President Kennedy’s call for an equal partnership between the US and Europe, based on shared responsibilities, had been undermined by Europe’s exploitation of American free trade. Assessing the outcome of the Chicken War, Assistant Secretary of State for European Affairs, William Tyler, stated:
“Who . . . can argue that such recent actions as the sudden arbitrary increase in the [European Economic] Community’s levy on poultry imports are necessary in order to build or preserve the unity of Europe? In our view such actions, which take no account of the legitimate interests of agricultural producers among the Community’s partners, lack that central element of responsibility which I spoke of earlier: Unless we approach these as common problems and deal with them in common – and not simply as a function of the internal pressures to which all of us are subject – it is difficult to see how we can move forward along the road to partnership.”
Looking ahead, there can be no doubt that economic issues will continue to play a major role and source of tension in United States-European relations.

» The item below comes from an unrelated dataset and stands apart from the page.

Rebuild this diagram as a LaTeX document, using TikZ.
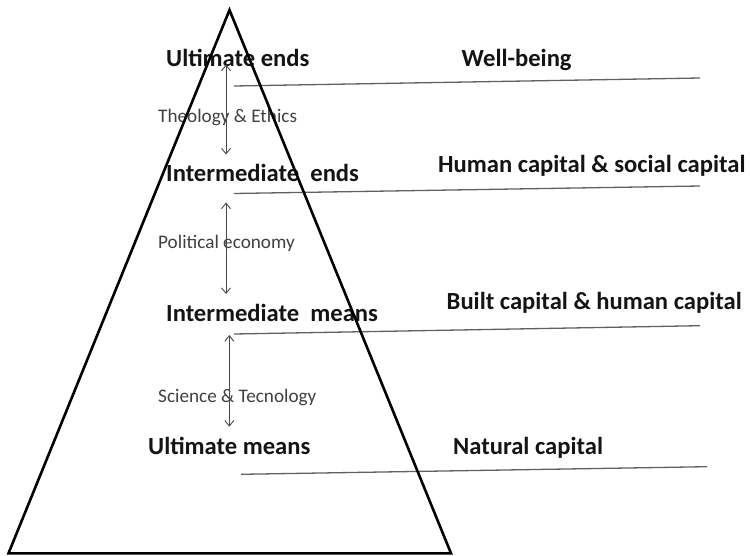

The United States and the European Union’s remain each other’s largest trading partner, with annual trade totaling over $1.3 trillion. This is not a bilateral relationship the U.S. can take for granted, a conclusion as unavoidable in the 1960s as it is today.
In the realm of international relations, President Trump’s “America First” agenda will no doubt continue to overturn the assumptions and institutions of the rules-based global order that have shaped the international system for the past eighty years. His tariff threats at Davos are evidence of that. However, it is doubtful that the edifice of rules and institutions that have been nurtured after World War Two will collapse completely. Even if it means a trade deficit with Europe, our great nation still needs economically and militarily strong allies to thrive, prosper, and secure peace.